The combination of drought and heat is bringing to Sweden something that is increasingly familiar to Australians – the threat of severe wildfires. With much of the country covered in forest, Sweden has seen forest fires before. But the extent of the threat this time is striking.
The Swedish Meteorological and Hydrological Institute (SMHI) issues two types of warnings for forest fires – risk of fire ignition and the risk of fire spread. The risk for fires starting is currently greatest in the southern third of the country, but the risk of spread, once a fire is started, covers a much greater area. On 31 May, over two-thirds of the entire country was assessed to be at high risk of a spreading fire, should one be ignited. Even for Australians, that is impressive!
Sweden is not the only country in Europe, or indeed the Northern Hemisphere, that has been afflicted with wild swings in weather.
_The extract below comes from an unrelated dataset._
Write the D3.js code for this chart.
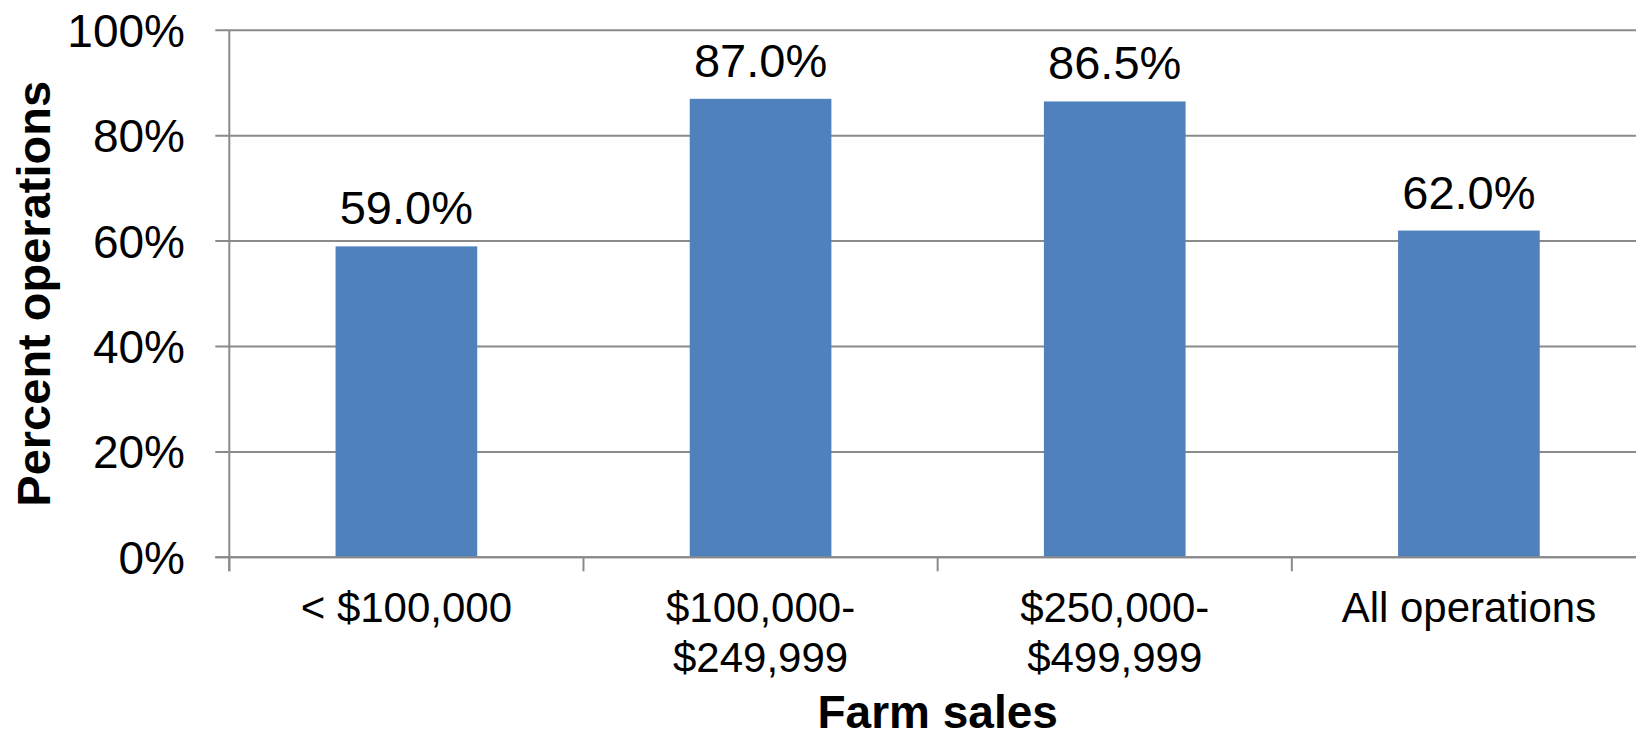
<!DOCTYPE html>
<html>
<head>
<meta charset="utf-8">
<script src="https://cdn.jsdelivr.net/npm/d3@7"></script>
<style>
  html, body { margin: 0; padding: 0; background: #fff; overflow: hidden; }
  svg { display: block; font-family: "Liberation Sans", Arial, sans-serif; }
</style>
</head>
<body>
<svg id="chart" width="1636" height="735"></svg>
<script>
const categories = [["< $100,000"], ["$100,000-", "$249,999"], ["$250,000-", "$499,999"], ["All operations"]];
const categoryKeys = ["< $100,000", "$100,000-$249,999", "$250,000-$499,999", "All operations"];
const values = [59.0, 87.0, 86.5, 62.0];
const yTicks = [0, 20, 40, 60, 80, 100];
const yTitle = "Percent operations";
const xTitle = "Farm sales";

(function () {
const svg = d3.select("#chart");
const pLeft = 229.3, pRight = 1646, pTop = 30.3, pBottom = 557.3;
const grid = "#8a8a8a";

const x = d3.scaleBand().domain(categoryKeys).range([pLeft, pRight]).paddingInner(0.6).paddingOuter(0.3);
const y = d3.scaleLinear().domain([0, 100]).range([pBottom, pTop]);

// gridlines + y ticks
svg.append("g").selectAll("line").data(yTicks).join("line")
  .attr("x1", pLeft - 14).attr("x2", 1636)
  .attr("y1", d => y(d)).attr("y2", d => y(d))
  .attr("stroke", grid).attr("stroke-width", 2);

// y axis line
svg.append("line").attr("x1", pLeft).attr("x2", pLeft).attr("y1", pTop).attr("y2", pBottom + 14)
  .attr("stroke", grid).attr("stroke-width", 2);

// category tick marks (band boundaries)
const step = x.step();
const boundaries = d3.range(categoryKeys.length + 1).map(i => pLeft + i * step);
svg.append("g").selectAll("line").data(boundaries).join("line")
  .attr("x1", d => d).attr("x2", d => d)
  .attr("y1", pBottom).attr("y2", pBottom + 14)
  .attr("stroke", grid).attr("stroke-width", 2);

// bars
svg.append("g").selectAll("rect").data(values).join("rect")
  .attr("x", (d, i) => x(categoryKeys[i]))
  .attr("width", x.bandwidth())
  .attr("y", d => y(d))
  .attr("height", d => y(0) - y(d))
  .attr("fill", "#4F81BD");

// redraw 0 baseline over bars
svg.append("line").attr("x1", pLeft - 14).attr("x2", 1636).attr("y1", y(0)).attr("y2", y(0))
  .attr("stroke", grid).attr("stroke-width", 2);

// value labels
svg.append("g").selectAll("text").data(values).join("text")
  .attr("x", (d, i) => x(categoryKeys[i]) + x.bandwidth() / 2)
  .attr("y", d => y(d) - 22)
  .attr("text-anchor", "middle")
  .attr("font-size", 47)
  .attr("fill", "#000")
  .text(d => d.toFixed(1) + "%");

// y tick labels
svg.append("g").selectAll("text").data(yTicks).join("text")
  .attr("x", 185)
  .attr("y", d => y(d))
  .attr("dy", "0.36em")
  .attr("text-anchor", "end")
  .attr("font-size", 46)
  .attr("fill", "#000")
  .text(d => d + "%");

// category labels
const cat = svg.append("g").selectAll("text").data(categories).join("text")
  .attr("x", (d, i) => x(categoryKeys[i]) + x.bandwidth() / 2)
  .attr("y", 622)
  .attr("text-anchor", "middle")
  .attr("font-size", 42)
  .attr("fill", "#000");
cat.each(function(lines) {
  const t = d3.select(this);
  lines.forEach((ln, j) => {
    t.append("tspan").attr("x", t.attr("x")).attr("dy", j === 0 ? 0 : 50).text(ln);
  });
});

// axis titles
svg.append("text")
  .attr("transform", `translate(50, ${(pTop + pBottom) / 2}) rotate(-90)`)
  .attr("text-anchor", "middle")
  .attr("font-size", 47)
  .attr("font-weight", "bold")
  .attr("fill", "#000")
  .text(yTitle);

svg.append("text")
  .attr("x", (pLeft + pRight) / 2)
  .attr("y", 728)
  .attr("text-anchor", "middle")
  .attr("font-size", 46)
  .attr("font-weight", "bold")
  .attr("fill", "#000")
  .text(xTitle);
})();
</script>
</body>
</html>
The Arctic region is warming at more than twice the global average, reducing the temperature difference between the equator and the north pole, which, in turn, destabilises the jet stream – the circumpolar atmospheric circulation system that keeps cold air to the north and warm air to the south (see the Climate Council Factsheet: Climate Change and Record Arctic Winter Warmth).
The wild climatic swings I’ve experienced in Sweden recently are just the latest example of climate change-driven destabilisation of the Northern Hemisphere climate. Earlier in the year, while the Arctic experienced temperatures a phenomenal 30°C above average (yes, you read that correctly, 30, not 3°C above average), snow was falling over Rome.
There is a clear message here. ‘Climate change’ is far more complex and dangerous than a simple ‘change’ to the climate that we’ve built contemporary societies around, and to which the natural world has been adapted for thousands of years.
Stockholm’s apartment blocks and commercial buildings are solid, tight and well insulated, built for keeping the cold out. They are not built for long periods of days with 20 hours of bright sunlight and 30-degree heat. Nor are Sweden’s forests adapted to severe drought and soaring temperatures.
Sweden, however, has recognised that it must do its part in getting its greenhouse pollution down rapidly. Its emissions have been dropping for many years, in large part because of a US$100 per tonne carbon dioxide tax that Swedes are considering to raise to US$200 per tonne. There is strong support for improved public transport in the cities, as well as cycling and walking. There is government support for increasing the biogas industry to replace fossil fuels.
Australians are increasingly suffering from increases in the intensity and frequency of extreme weather events. The Great Barrier Reef, one of the globe’s most iconic ecosystems known and valued the world over, is on its knees and headed for virtually complete destruction if global greenhouse pollutions levels aren’t decreased rapidly and deeply. Yet Australia’s greenhouse pollution has actually been rising for the last three years.
Climate change – or rather, climate disruption – is truly a global problem. It’s urgent that Australia join Sweden and other developed countries in doing our fair share to tackle this rapidly escalating problem.
FIGURE 1. Extreme heat in Sweden. Stockholm broke its record for average May temperature by 2°C.
FIGURE 2. Records were broken for the highest maximum temperature in May in Göteborg (Gothenburg), Sweden’s second largest city, and in Uppsala, the university town just north of Stockholm. SVT (Swedish National Television) news report, 31 May 2018.